Gaining credibility a ‘chicken and egg thing’

November 10, 2010

The ASADI conference rounded up today with a brief roundtable session to discuss lessons learned and the way forward.

Final panel discussion. Rob Adams is third from the right.

Boaventura Cuamba of the Academy of Science of Mozambique said the conference had revealed to him the difficulty for individual academics to find resources to do research on expanding electricity access but noted that if African researchers collaborated regionally, they would have access to more resources.

Cuamba’s feelings were echoed by Gibson Mandishora, a member of the Zimbabwe Academy of Sciences. He said that academies must foster close intra-Africa collaborations on energy issues.

Everyone agreed that academies could and should have a key role providing governments with scientific advice.

But Rob Adam, chief executive of the South Africa Nuclear Energy Corporation, advised the academies present to work on their credibility.

“You must gain good credibility to be able to give advice. The face that you have as an academic does not mean a minister or a policymaker will be prepared to listen to you,” he said.

But academies would gain credibility only by proving their ability to provide quality advice, resulting in a “chicken or egg” situation for aspirational academies, Adams added.

Munyaradzi Makoni, freelance journalist SciDev.Net

To lobby or not to lobby

November 8, 2010

The Royal Society led a spirited campaign to limit the cuts to the country's science budget. Credit: Flickr/Tracy O

An important question was raised this morning: Should scientific academies lobby policymakers?

The instinctive answer may be no. Earlier today we heard that one of the selling points – perhaps the selling point – of academies that appeals to policy advisors is their dispassionate objectivity.

But the Royal Society in the United Kingdom has pioneered a more passionate way of engaging with government on issues that relate directly to the ability of the country’s scientists to do their job.

Ian Thornton from the society explained how, faced with the “tightest budget in recent history” this year following the financial crisis, the society led a spirited campaign to limit the cuts to the country’s science budget.

The society gathered evidence to show that the UK punches above its weight in international science.
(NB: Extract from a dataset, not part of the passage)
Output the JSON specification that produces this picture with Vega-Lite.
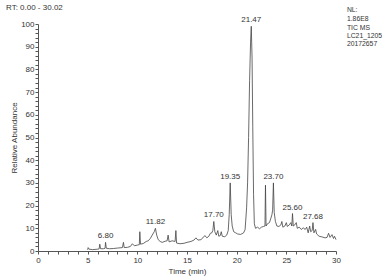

It also showed how ‘competitors’ such as China, the US and Sweden were investing in science and technology as a way of kick-starting their stricken economies.
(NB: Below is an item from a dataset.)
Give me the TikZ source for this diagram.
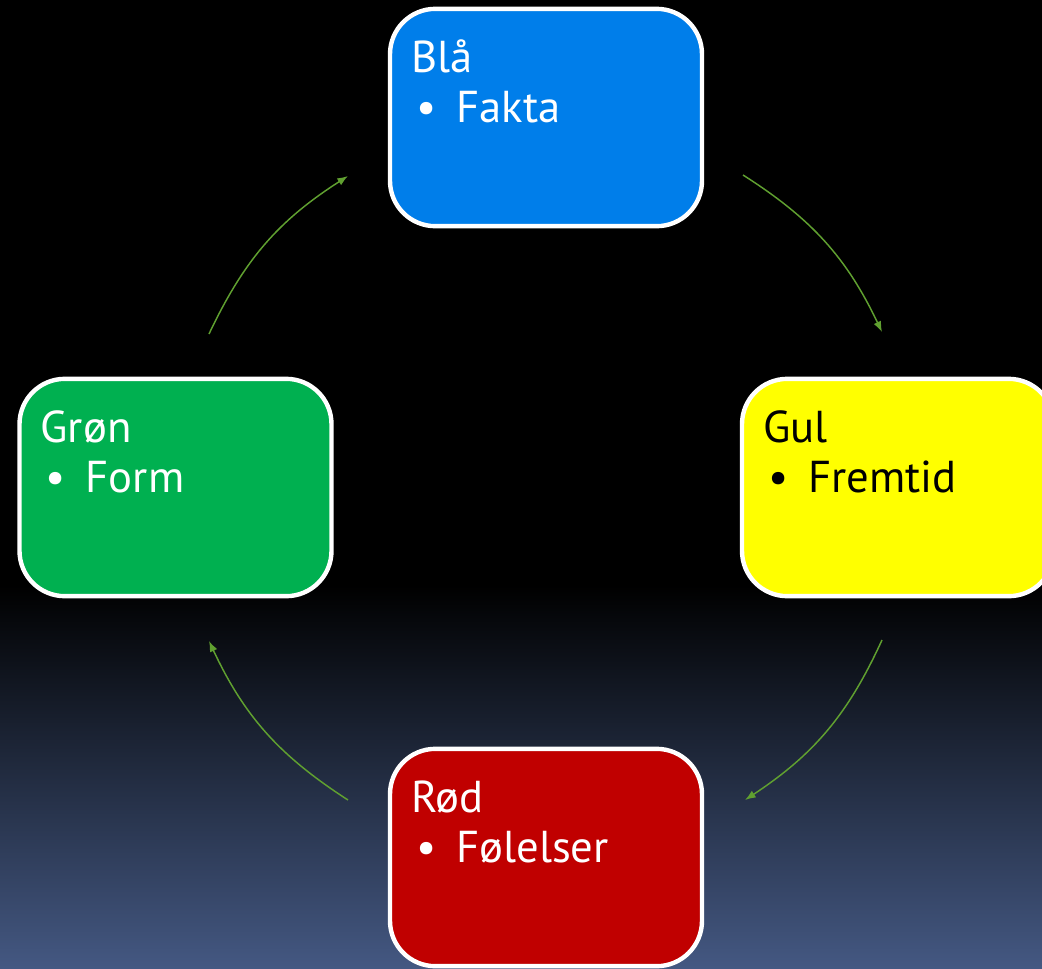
\documentclass[tikz,border=0pt]{standalone}
\usepackage{fontspec}
\setmainfont{PT Sans}
\usetikzlibrary{arrows.meta}
\definecolor{bgbot}{RGB}{68,88,130}
\definecolor{cblue}{RGB}{0,126,234}
\definecolor{cyellow}{RGB}{255,255,0}
\definecolor{cgreen}{RGB}{0,176,80}
\definecolor{cred}{RGB}{192,0,0}
\definecolor{arrowgreen}{RGB}{96,160,48}
\begin{document}
\begin{tikzpicture}[x=0.75pt,y=-0.75pt,
  box/.style={draw=white,line width=3.3pt,rounded corners=34pt,minimum width=234pt,minimum height=163pt,inner sep=0pt},
  txt/.style={anchor=base west,inner sep=0pt,font=\fontsize{33.5}{37.5}\selectfont},
  cyc/.style={draw=arrowgreen,line width=1.1pt,-{Latex[length=8pt,width=6pt]},bend left=16}]
\useasboundingbox (0,0) rectangle (1042,968);
\fill[black] (0,0) rectangle (1042,968);
\shade[top color=black,bottom color=bgbot] (0,585) rectangle (1042,968);

\node[box,fill=cblue] (bla) at (546,117.5) {};
\node[box,fill=cyellow] (gul) at (898,487.5) {};
\node[box,fill=cgreen] (gron) at (175.5,487.5) {};
\node[box,fill=cred] (rod) at (546,857.5) {};

\node[txt,text=white] (blat) at ([shift={(23,66)}]bla.north west) {Blå};
\node[txt,text=white] (blai) at ([shift={(23,116)}]bla.north west) {\makebox[34pt][l]{\hspace{4pt}\textbullet}Fakta};
\node[txt,text=black] (gult) at ([shift={(23,66)}]gul.north west) {Gul};
\node[txt,text=black] (guli) at ([shift={(23,116)}]gul.north west) {\makebox[34pt][l]{\hspace{4pt}\textbullet}Fremtid};
\node[txt,text=white] (gront) at ([shift={(23,66)}]gron.north west) {Grøn};
\node[txt,text=white] (groni) at ([shift={(23,116)}]gron.north west) {\makebox[34pt][l]{\hspace{4pt}\textbullet}Form};
\node[txt,text=white] (rodt) at ([shift={(23,66)}]rod.north west) {Rød};
\node[txt,text=white] (rodi) at ([shift={(23,116)}]rod.north west) {\makebox[34pt][l]{\hspace{4pt}\textbullet}Følelser};

\coordinate (a1) at (743,175);
\coordinate (a2) at (882,332);
\coordinate (b1) at (882,640);
\coordinate (b2) at (745,800);
\coordinate (c1) at (348,800);
\coordinate (c2) at (209,641);
\coordinate (d1) at (209,334);
\coordinate (d2) at (348,176);
\draw[cyc] (a1) to (a2);
\draw[cyc] (b1) to (b2);
\draw[cyc] (c1) to (c2);
\draw[cyc] (d1) to (d2);
\end{tikzpicture}
\end{document}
The lobby paper was timed to coincide with the UK elections in May, which saw power handed from the long-suffering Labour party to a coalition between the country’s Conservatives and Liberal Democrats, led by David Cameron.

“The report was timed to be the first thing that hit the new science minister’s desk,” Thornton said.
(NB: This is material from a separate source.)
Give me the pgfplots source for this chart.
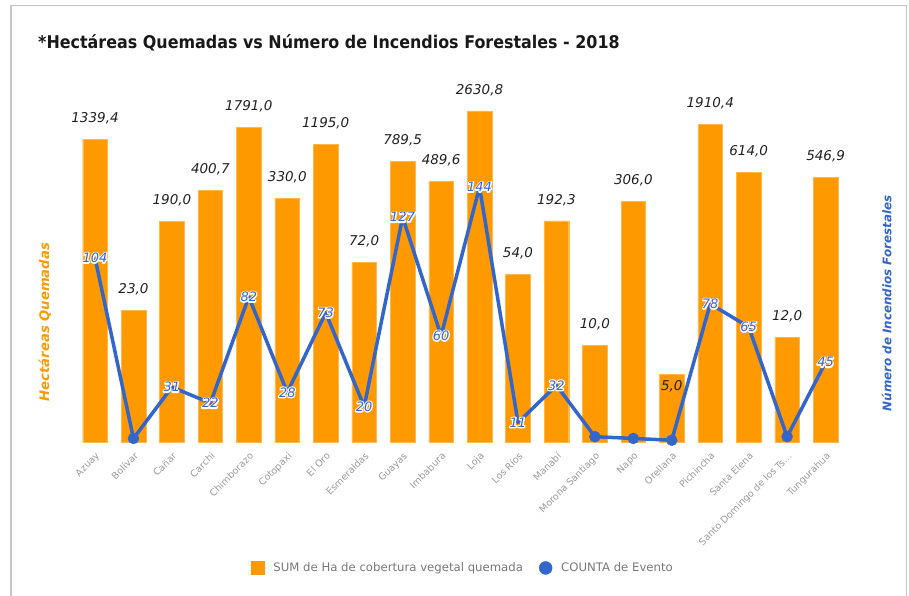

This is a controversial approach, even within the Royal Society, so it is not surprising that Thornton’s talk elicited concerned comments about the danger lobbying could pose to the objective ‘brand’ of the academy.

This concern is understandable, but I believe that there are policy areas where academies can take a stand without jeopardising their brand. The national science budget is one of them.

Linda Nordling, SciDev.Net columnist

Getting across to policymakers

November 8, 2010

Patrick Kelley and Lauren Alexander Augustine from the US National Academies of science (left) and Jimmy Volmink from ASSAF (right)

ASADI’s sixth annual meeting is in full swing. The energy-focused part of the conference will take off this evening but, today, the focus of discussion is academies’ role in evidence-based policymaking.

The session started off with some best practice on how science academies can make their voices heard and get their message across with maximum impact.

Borrowing a term from the world of marketing, academies were told to think of their academy’s reputation as a ‘brand’. For instance, Coca Cola does not keep its huge share of the cold drinks market by simply relying on its reputation or on single adverts. Coke branding is visible everywhere, constantly reminding us to choose it. This should give food for thought for academies wanting to build their brand.

Patrick Kelley of the United States Academy of Sciences said the strength of the academy brand is that it is authoritative and home grown, contextual and grounded, candid and apolitical.

African academies must nurture their brands, Kelley said. One way to do this is to promote the appointment of scientists to political positions. Scientists who go into politics will have an understanding of the value of the academy brand, and this will raise the academy’s profile in policymaking circles.

The timing of advice is also crucial for its take-up by policymakers, Kelley added. “If you want high uptake, you have to be timely.”